One Year Later: A Reflection on the Honduran Controversy
On June 28, 2009 the world heard from their radios, televisions, and newspapers that the president of Honduras, Manuel Zelaya, had been forcibly removed from the elected position. Most of the discussion in the United States media was monopolized by an argument on whether or not this was technically a coup. Those who supported the coup government argued that law in Honduras allowed and even demanded that other political forces in Honduras (the Supreme Court and the Army) remove Zelaya from power, legitimizing the military action that was taken. Those who support the Honduran resistance agree to debate within the framework the coup supporters established, failing to bring the core issue into the debate.
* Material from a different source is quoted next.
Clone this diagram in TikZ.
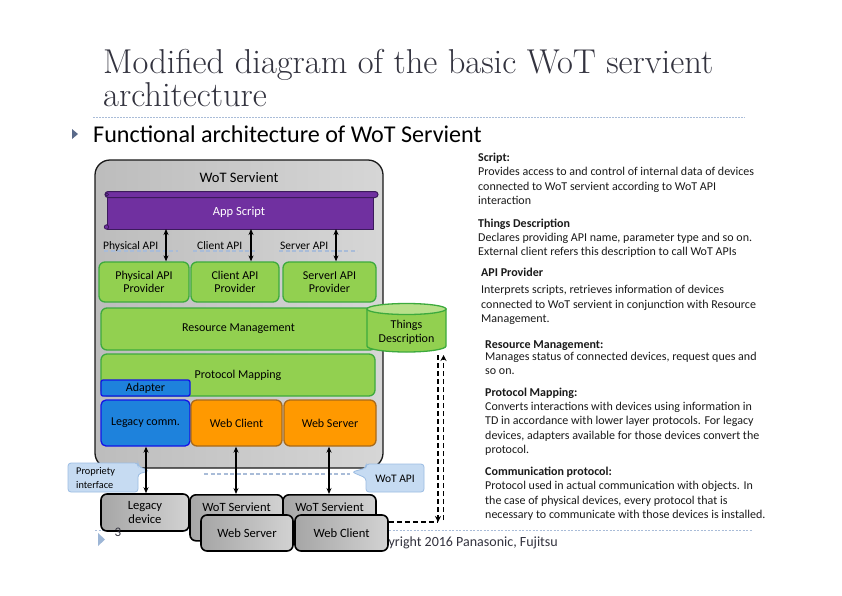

The laws of Honduras, as the coup supporters cite them, are undemocratic safeguards put in place by those who have come to power by force and exploitation. They are the very thing the movement that had been in the streets after the coup wanted to change and has been denied.
Some would argue that those who deposed Manuel Zelaya were protecting democracy in Honduras, keeping presidents from having more power than they should by preventing the president from violating the constitution. A Wall Street Journal opinion piece claimed that in response to President Zelaya’s “heavy-handed tactics” “Honduras is fighting back by strictly following the constitution” in an attempt to demonize the populist leader and justify force against him and his supporters.
The current system has its roots in colonization. There are great economic disparities in Honduras as a result of economic and political exploitation. Europeans used force to gain power and establish Western governments throughout the Americas. The alliance that developed between politicians and business people in Honduras resulted in policies to force labor from the indigenous and working class populations and concentrate ‘legal’ control of land into the hands of a few (i.e. United Fruit Company). In Honduras majority rule favors the oppressed but the Constitution from 1982 restricts the options of Honduran Citizens and does not require the government to frequently consult the people through elections.
The coup plotters prioritized the constitution over the will of the people. The constitution was created immediately before the end of a ten year coup government. The problems with this constitution were the very issues that President Zelaya’s referendum was intended to allow the people of Honduras to vote on. Zelaya supporters and the movement to change the constitution wanted to make changes to protect their rights and increase the decision making power of the majority. It was this same questionable document that other branches of the government used as an excuse to prevent the Honduran people from deciding whether or not they should be allowed to vote to change the constitution. Zelaya intended to carry out this referendum without the permission of Congress, the Supreme Court, or the Military. He was removed from office, to the dismay of many Hondurans, because he threatened the established economic and political powers. The Interim government declared a state of emergency. In the name of protecting democracy from the will of the Honduran people, they suspended the rights ensured by the very constitution they claimed to be protecting, for 45 days.
Repression of media and demonstrators opposed to the interim government made fair presidential elections impossible last year. Media that criticized the interim government was shut down as a result of the suspension. Radio Globo is a major case of this; the radio station was taken off the air from September 28 until October 19. Demonstrators are being met with tear gas and riot police and the wealthy have hired infamous right-wing Colombian paramilitaries to protect their assets from those who want to dismantle the power structure in Honduras. A lack of free speech and political violence, which is said to have worsened after the elections, has made elections extremely unfair. National Part candidate Porfirio ”Pepe” Lobo Sosa had an advantage over all other canidates because of his support for the coup government and because the many people who would have supported Liberal or opposition candidates in another situation are choosing instead to boycott the elections. They decided instead to use their bodies as their ballots, showing up every day of the so-called interim government, and on special occasions during the new administration of Porfirio Pepe Lobo. On May Day hundreds of thousands of people demonstrated around the country in opposition to the current state.
The international focus on the crisis in Honduras had been correct in opposing the coup. However supporters of the overthrow of President Zelaya often argue that because Zelaya was violating Honduran law, his overthrow was permitted by the Supreme Court, congress and military. Reasonable people know that what happened was still wrong and they will recognize that because Honduran law has not been subject to the people it is not a legitimate argument in support of the continued path that those Hondurans with power have chosen. Recently there have been attempts to make the world think the problems in Honduras are over, as Hillary Clinton puts it, that “now it is time for the hemisphere as a whole to move forward and welcome Honduras back into the Inter-American community”. We need to remember why Zeleya was not allowed to remain president. We need to remember that the coup wasn’t about him, it was about sending a message to the left of Honduras. A message that says the poor are the slaves of business and the military.
It is tempting to call the new administration of Honduras a scab, hiding a neocolonial wound, but scabs are a part of a healing process. The so-called reconciliation happening in Honduras is not healing, but a cover-up of a worsening wound. Until the constitution and the government is subject to majority rule it will only be a perverted farce of democracy that shows the true nature of the republics that rule the Americas.